The Wall Street Journal reported in December 2007 that improving security conditions had allowed Iraqi oil production to return to pre-war levels. But the former Iraqi oil minister said in an interview with the Journal that maintaining current production levels would be a challenge. Whether Iraq is able to sustain—or possibly increase—its oil production, the fighting of the Iraq war ground production nearly to a halt in 2003. In the years since, production gains have proved choppy, as noted in a recent Backgrounder on Iraq’s infrastructure.
Geopolitical turmoil can also affect oil prices. Crude prices have spiked since the inception of the Iraq war, though experts say turmoil in Iraq is only one of several factors influencing this increase. Still, Iraqi production currently accounts for 3 percent of global oil production, and thus turmoil in Iraq can have a substantial effect on oil prices. This, in turn, bears heavily on the U. S. economy. Experts say some of the gravest economic effects of the wars in Iraq and Afghanistan are also among the hardest to define quantitatively.
Market analysts say rising energy prices combined with a falling dollar have already strained the budgets of U. S. companies and consumers, pushing the United States toward a possible recession. Rising oil prices also fan inflation, which remains at low levels in the United States but which experts say could emerge as a major economic issue, particularly if the U. S. Federal Reserve feels the need to make substantial additional interest rate cuts. Experts add, however, that should Iraq’s security situation continue to improve, future gains from increased oil production could help mitigate some of these economic pressures.

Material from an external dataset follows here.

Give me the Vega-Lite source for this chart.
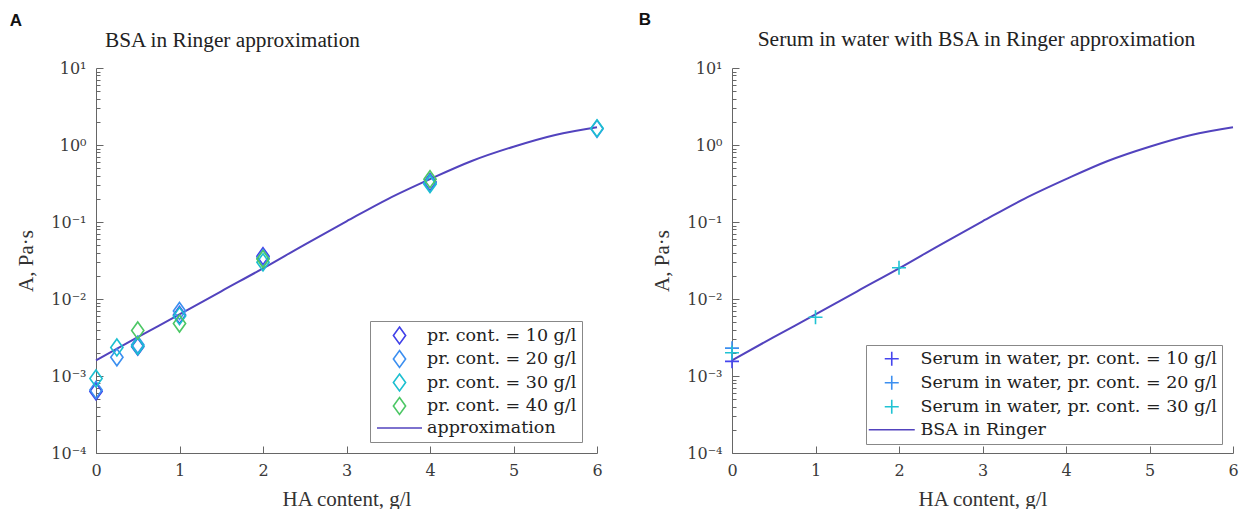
{
  "$schema": "https://vega.github.io/schema/vega-lite/v6.json",
  "background": "white",
  "padding": {"left": 9, "top": 10, "right": 0, "bottom": 0},
  "resolve": {"scale": {"color": "independent", "shape": "independent"}, "legend": {"color": "independent", "shape": "independent"}},
  "config": {
    "view": {"stroke": null},
    "font": "Liberation Serif",
    "concat": {"spacing": 31},
    "axis": {
      "domainColor": "#666666", "tickColor": "#666666", "labelColor": "#3a3a3a", "titleColor": "#333333",
      "labelFont": "DejaVu Serif", "titleFont": "Liberation Serif", "labelFlush": false,
      "labelFontSize": 16, "titleFontSize": 21, "titleFontWeight": "normal", "grid": false, "labelOverlap": false
    },
    "legend": {
      "labelFont": "DejaVu Serif", "labelFontSize": 17.5, "labelColor": "#222222",
      "strokeColor": "#888888", "fillColor": "white", "padding": 5, "cornerRadius": 0,
      "symbolStrokeWidth": 1.6, "symbolSize": 289, "labelLimit": 400
    }
  },
  "hconcat": [
    {
      "title": {"text": "A", "anchor": "start", "font": "Liberation Sans", "fontWeight": "bold", "fontSize": 17, "color": "#111111", "dx": -6, "offset": 0},
      "vconcat": [
        {
          "width": 501, "height": 385,
          "title": {"text": "BSA in Ringer approximation", "anchor": "start", "frame": "group", "dx": 9, "fontSize": 21.3, "fontWeight": "normal", "font": "Liberation Serif", "color": "#222222", "offset": 9},
          "layer": [
            {
              "data": {"values": [
                {"x": 0, "A": 0.0016, "series": "approximation"},
                {"x": 0.5, "A": 0.0032, "series": "approximation"},
                {"x": 1, "A": 0.0063, "series": "approximation"},
                {"x": 1.5, "A": 0.0126, "series": "approximation"},
                {"x": 2, "A": 0.025, "series": "approximation"},
                {"x": 2.5, "A": 0.051, "series": "approximation"},
                {"x": 3, "A": 0.102, "series": "approximation"},
                {"x": 3.5, "A": 0.2, "series": "approximation"},
                {"x": 4, "A": 0.36, "series": "approximation"},
                {"x": 4.5, "A": 0.62, "series": "approximation"},
                {"x": 5, "A": 0.95, "series": "approximation"},
                {"x": 5.5, "A": 1.35, "series": "approximation"},
                {"x": 6, "A": 1.7, "series": "approximation"}
              ]},
              "mark": {"type": "line", "strokeWidth": 2, "interpolate": "monotone", "clip": false},
              "encoding": {
                "x": {"field": "x", "type": "quantitative", "scale": {"domain": [0, 6], "nice": false},
                  "axis": {"title": "HA content, g/l", "values": [0, 1, 2, 3, 4, 5, 6], "format": "d", "tickSize": -7, "labelPadding": 16, "titlePadding": 10}},
                "y": {"field": "A", "type": "quantitative", "scale": {"type": "log", "domain": [0.0001, 10], "nice": false},
                  "axis": {"title": "A, Pa·s", "values": [0.0001,0.0002,0.0003,0.0004,0.0005,0.0006,0.0007,0.0008,0.0009,0.001,0.002,0.003,0.004,0.005,0.006,0.007,0.008,0.009,0.01,0.02,0.03,0.04,0.05,0.06,0.07,0.08,0.09,0.1,0.2,0.3,0.4,0.5,0.6,0.7,0.8,0.9,1,2,3,4,5,6,7,8,9,10],
                    "labelExpr": "abs(log(datum.value)/LN10 - round(log(datum.value)/LN10)) < 1e-6 ? ['10⁻⁴','10⁻³','10⁻²','10⁻¹','10⁰','10¹'][round(log(datum.value)/LN10)+4] : ''",
                    "tickSize": {"condition": {"test": "abs(log(datum.value)/LN10 - round(log(datum.value)/LN10)) < 1e-6", "value": -7}, "value": -4},
                    "labelPadding": 17, "titlePadding": 14}},
                "color": {"field": "series", "type": "nominal",
                  "scale": {"domain": ["pr. cont. = 10 g/l", "pr. cont. = 20 g/l", "pr. cont. = 30 g/l", "pr. cont. = 40 g/l", "approximation"], "range": ["#4040e8", "#3c8ff0", "#1cbfd0", "#4cc765", "#5243be"]},
                  "legend": {"title": null, "orient": "none", "legendX": 274, "legendY": 253, "rowPadding": -1.5, "symbolOffset": 15, "labelOffset": 18,
                    "encode": {"symbols": {"update": {"size": {"signal": "datum.value === 'approximation' ? 2025 : 289"}}}}}}
              }
            },
            {
              "data": {"values": [
                {"x": 0, "A": 0.00063, "series": "pr. cont. = 10 g/l"},
                {"x": 0.5, "A": 0.0024, "series": "pr. cont. = 10 g/l"},
                {"x": 1, "A": 0.0062, "series": "pr. cont. = 10 g/l"},
                {"x": 2, "A": 0.036, "series": "pr. cont. = 10 g/l"},
                {"x": 4, "A": 0.33, "series": "pr. cont. = 10 g/l"},
                {"x": 0, "A": 0.00066, "series": "pr. cont. = 20 g/l"},
                {"x": 0.25, "A": 0.00175, "series": "pr. cont. = 20 g/l"},
                {"x": 0.5, "A": 0.00255, "series": "pr. cont. = 20 g/l"},
                {"x": 1, "A": 0.007, "series": "pr. cont. = 20 g/l"},
                {"x": 2, "A": 0.034, "series": "pr. cont. = 20 g/l"},
                {"x": 4, "A": 0.32, "series": "pr. cont. = 20 g/l"},
                {"x": 6, "A": 1.62, "series": "pr. cont. = 20 g/l"},
                {"x": 0, "A": 0.00093, "series": "pr. cont. = 30 g/l"},
                {"x": 0.25, "A": 0.00235, "series": "pr. cont. = 30 g/l"},
                {"x": 0.5, "A": 0.00245, "series": "pr. cont. = 30 g/l"},
                {"x": 1, "A": 0.006, "series": "pr. cont. = 30 g/l"},
                {"x": 2, "A": 0.03, "series": "pr. cont. = 30 g/l"},
                {"x": 4, "A": 0.31, "series": "pr. cont. = 30 g/l"},
                {"x": 6, "A": 1.65, "series": "pr. cont. = 30 g/l"},
                {"x": 0.5, "A": 0.0039, "series": "pr. cont. = 40 g/l"},
                {"x": 1, "A": 0.0048, "series": "pr. cont. = 40 g/l"},
                {"x": 2, "A": 0.033, "series": "pr. cont. = 40 g/l"},
                {"x": 4, "A": 0.36, "series": "pr. cont. = 40 g/l"}
              ]},
              "mark": {"type": "point", "filled": false, "strokeWidth": 1.6, "size": 289, "clip": false, "opacity": 1},
              "encoding": {
                "x": {"field": "x", "type": "quantitative"},
                "y": {"field": "A", "type": "quantitative"},
                "color": {"field": "series", "type": "nominal",
                  "scale": {"domain": ["pr. cont. = 10 g/l", "pr. cont. = 20 g/l", "pr. cont. = 30 g/l", "pr. cont. = 40 g/l", "approximation"], "range": ["#4040e8", "#3c8ff0", "#1cbfd0", "#4cc765", "#5243be"]},
                  "legend": {"title": null, "orient": "none", "legendX": 274, "legendY": 253, "rowPadding": -1.5, "symbolOffset": 15, "labelOffset": 18,
                    "encode": {"symbols": {"update": {"size": {"signal": "datum.value === 'approximation' ? 2025 : 289"}}}}}},
                "shape": {"field": "series", "type": "nominal",
                  "scale": {"domain": ["pr. cont. = 10 g/l", "pr. cont. = 20 g/l", "pr. cont. = 30 g/l", "pr. cont. = 40 g/l", "approximation"], "range": ["M0,-1L0.72,0L0,1L-0.72,0Z", "M0,-1L0.72,0L0,1L-0.72,0Z", "M0,-1L0.72,0L0,1L-0.72,0Z", "M0,-1L0.72,0L0,1L-0.72,0Z", "stroke"]},
                  "legend": {"title": null, "orient": "none", "legendX": 274, "legendY": 253, "rowPadding": -1.5, "symbolOffset": 15, "labelOffset": 18,
                    "encode": {"symbols": {"update": {"size": {"signal": "datum.value === 'approximation' ? 2025 : 289"}}}}}}
              }
            }
          ]
        }
      ]
    },
    {
      "title": {"text": "B", "anchor": "start", "font": "Liberation Sans", "fontWeight": "bold", "fontSize": 17, "color": "#111111", "dx": -13, "offset": 0},
      "vconcat": [
        {
          "width": 501, "height": 385,
          "title": {"text": "Serum in water with BSA in Ringer approximation", "anchor": "middle", "frame": "group", "dx": -6, "fontSize": 21.5, "fontWeight": "normal", "font": "Liberation Serif", "color": "#222222", "offset": 10},
          "layer": [
            {
              "data": {"values": [
                {"x": 0, "A": 0.0016, "series": "BSA in Ringer"},
                {"x": 0.5, "A": 0.0032, "series": "BSA in Ringer"},
                {"x": 1, "A": 0.0063, "series": "BSA in Ringer"},
                {"x": 1.5, "A": 0.0126, "series": "BSA in Ringer"},
                {"x": 2, "A": 0.025, "series": "BSA in Ringer"},
                {"x": 2.5, "A": 0.051, "series": "BSA in Ringer"},
                {"x": 3, "A": 0.102, "series": "BSA in Ringer"},
                {"x": 3.5, "A": 0.2, "series": "BSA in Ringer"},
                {"x": 4, "A": 0.36, "series": "BSA in Ringer"},
                {"x": 4.5, "A": 0.62, "series": "BSA in Ringer"},
                {"x": 5, "A": 0.95, "series": "BSA in Ringer"},
                {"x": 5.5, "A": 1.35, "series": "BSA in Ringer"},
                {"x": 6, "A": 1.7, "series": "BSA in Ringer"}
              ]},
              "mark": {"type": "line", "strokeWidth": 2, "interpolate": "monotone", "clip": false},
              "encoding": {
                "x": {"field": "x", "type": "quantitative", "scale": {"domain": [0, 6], "nice": false},
                  "axis": {"title": "HA content, g/l", "values": [0, 1, 2, 3, 4, 5, 6], "format": "d", "tickSize": -7, "labelPadding": 16, "titlePadding": 10}},
                "y": {"field": "A", "type": "quantitative", "scale": {"type": "log", "domain": [0.0001, 10], "nice": false},
                  "axis": {"title": "A, Pa·s", "values": [0.0001,0.0002,0.0003,0.0004,0.0005,0.0006,0.0007,0.0008,0.0009,0.001,0.002,0.003,0.004,0.005,0.006,0.007,0.008,0.009,0.01,0.02,0.03,0.04,0.05,0.06,0.07,0.08,0.09,0.1,0.2,0.3,0.4,0.5,0.6,0.7,0.8,0.9,1,2,3,4,5,6,7,8,9,10],
                    "labelExpr": "abs(log(datum.value)/LN10 - round(log(datum.value)/LN10)) < 1e-6 ? ['10⁻⁴','10⁻³','10⁻²','10⁻¹','10⁰','10¹'][round(log(datum.value)/LN10)+4] : ''",
                    "tickSize": {"condition": {"test": "abs(log(datum.value)/LN10 - round(log(datum.value)/LN10)) < 1e-6", "value": -7}, "value": -4},
                    "labelPadding": 17, "titlePadding": 14}},
                "color": {"field": "series", "type": "nominal",
                  "scale": {"domain": ["Serum in water, pr. cont. = 10 g/l", "Serum in water, pr. cont. = 20 g/l", "Serum in water, pr. cont. = 30 g/l", "BSA in Ringer"], "range": ["#4545ee", "#3c8ff0", "#20c3d3", "#5243be"]},
                  "legend": {"title": null, "orient": "none", "legendX": 134, "legendY": 277, "rowPadding": 3, "symbolOffset": 12, "labelOffset": 20,
                    "encode": {"symbols": {"update": {"size": {"signal": "datum.value === 'BSA in Ringer' ? 2116 : 196"}}}}}}
              }
            },
            {
              "data": {"values": [
                {"x": 0, "A": 0.00155, "series": "Serum in water, pr. cont. = 10 g/l"},
                {"x": 0, "A": 0.0023, "series": "Serum in water, pr. cont. = 20 g/l"},
                {"x": 0, "A": 0.002, "series": "Serum in water, pr. cont. = 30 g/l"},
                {"x": 1, "A": 0.0058, "series": "Serum in water, pr. cont. = 30 g/l"},
                {"x": 2, "A": 0.0255, "series": "Serum in water, pr. cont. = 30 g/l"}
              ]},
              "mark": {"type": "point", "filled": false, "strokeWidth": 1.6, "size": 196, "clip": false, "opacity": 1},
              "encoding": {
                "x": {"field": "x", "type": "quantitative"},
                "y": {"field": "A", "type": "quantitative"},
                "color": {"field": "series", "type": "nominal",
                  "scale": {"domain": ["Serum in water, pr. cont. = 10 g/l", "Serum in water, pr. cont. = 20 g/l", "Serum in water, pr. cont. = 30 g/l", "BSA in Ringer"], "range": ["#4545ee", "#3c8ff0", "#20c3d3", "#5243be"]},
                  "legend": {"title": null, "orient": "none", "legendX": 134, "legendY": 277, "rowPadding": 3, "symbolOffset": 12, "labelOffset": 20,
                    "encode": {"symbols": {"update": {"size": {"signal": "datum.value === 'BSA in Ringer' ? 2116 : 196"}}}}}},
                "shape": {"field": "series", "type": "nominal",
                  "scale": {"domain": ["Serum in water, pr. cont. = 10 g/l", "Serum in water, pr. cont. = 20 g/l", "Serum in water, pr. cont. = 30 g/l", "BSA in Ringer"], "range": ["M-1,0H1M0,-1V1", "M-1,0H1M0,-1V1", "M-1,0H1M0,-1V1", "stroke"]},
                  "legend": {"title": null, "orient": "none", "legendX": 134, "legendY": 277, "rowPadding": 3, "symbolOffset": 12, "labelOffset": 20,
                    "encode": {"symbols": {"update": {"size": {"signal": "datum.value === 'BSA in Ringer' ? 2116 : 196"}}}}}}
              }
            }
          ]
        }
      ]
    }
  ]
}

Credible estimation of counterfactual outcomes of alternative policies for cost-benefit comparisons has been a hallmark of modern economics. When it comes to judging whether war is worth it, however, cost-benefit analysis is little more than educated guessing by other means. But at least it provides a framework for where to put the guesses. In short, the Iraq War is having a profound negative effect on the US economy, in both short, and in long-term ways.